La souffrance et la relation au corps sont des choses difficiles à aborder avec les très pauvres, qui ont des traumatismes affectifs parfois lourds et des corps souvent malmenés. Difficiles pour eux mais pour nous aussi, parce que nos corps, nos souffrances physiques et psychologiques passées nous conditionnent également en permanence. Si on veut permettre aux autres de se libérer de leurs souffrances, il faut d'abord affronter les siennes et trouver le chemin pour savoir quoi faire avec, sinon on aborde la souffrance des autres au niveau émotionnel ou idéologique et on ne règle rien véritablement.
Pour ma part, c’est durant les huit années où j’ai fréquenté l’Atelier chant5 que j’ai pris plus clairement conscience combien les liens entre beauté, harmonie, bien-être, santé, étaient indissolubles, expressions d’une seule et même énergie. Je me souviens lorsque tout à coup, à la fin d’une séance de chant, quelqu’un se détendait, souriait et disait : « Je me sens bien ! » Enfin, le travail dans cet atelier m’a conduit à élargir ma conception et ma perception de la beauté et de l’harmonie auxquelles je n’étais sensible qu’à travers ce qui m’était le plus familier : le dessin, la peinture, les maisons. L’important au final, quel que soit le chemin utilisé, c’est que chacun puisse s’ouvrir, élargir l’espace autour de lui-même. Abandonner les définitions du beau et les modes pour oser devenir sensible, oser aller vers ce qu’on aime, oser devenir individuel dans cette recherche d’harmonie. Car c’est cet éveil de l’individualité qui est source d’enrichissement pour l’autre. C’est ce moi intime auquel on aura donné de l’attention qui rayonnera.

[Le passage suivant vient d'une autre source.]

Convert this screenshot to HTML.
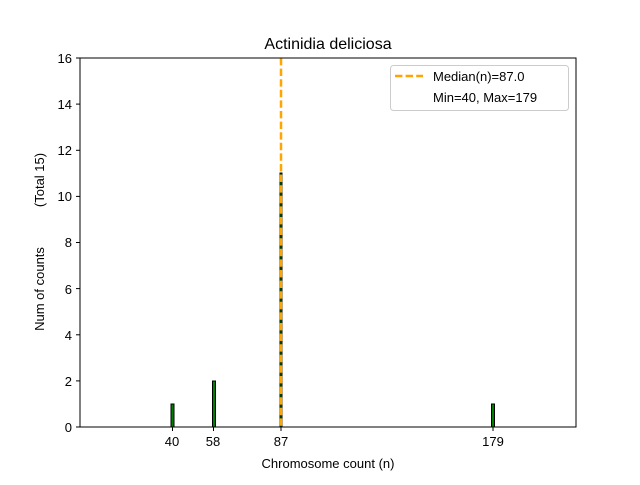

Créateurs de changements pour soi-même et pour le bien commun
L’approfondissement de l’individualité est davantage une autre manière de voir et d’être que de faire. Elle peut permettre au Mouvement, qui continue de s’étendre, et aux générations immergées dans l’action et les responsabilités, d’approfondir les questions, de les considérer de l’intérieur, avec du recul et d’apporter de nouvelles réponses.
De nombreuses luttes visant à transformer la société se fondent avec raison sur les droits de l’homme mais on ne peut pas compter que sur le droit. Une partie du travail de transformation incombe à chaque individu pour qu’il trouve les outils en lui-même afin de pouvoir avancer, même quand tout est chaotique. J’ose dire que le monde va mal parce que nous allons mal individuellement. Cette vision donne à l’individu le pouvoir d’être acteur des changements, pour lui-même et pour le bien commun. Ce besoin d’être responsable et créateur est grandissant, diffus dans la société, et suscite aujourd’hui de nombreuses et nouvelles disciplines de connaissance de soi, sources de nouvelles forces et énergies.
Transformation de la société et transformation de la personne sont les deux faces de la même évolution, le monde n’étant que le reflet des êtres qui l’habitent.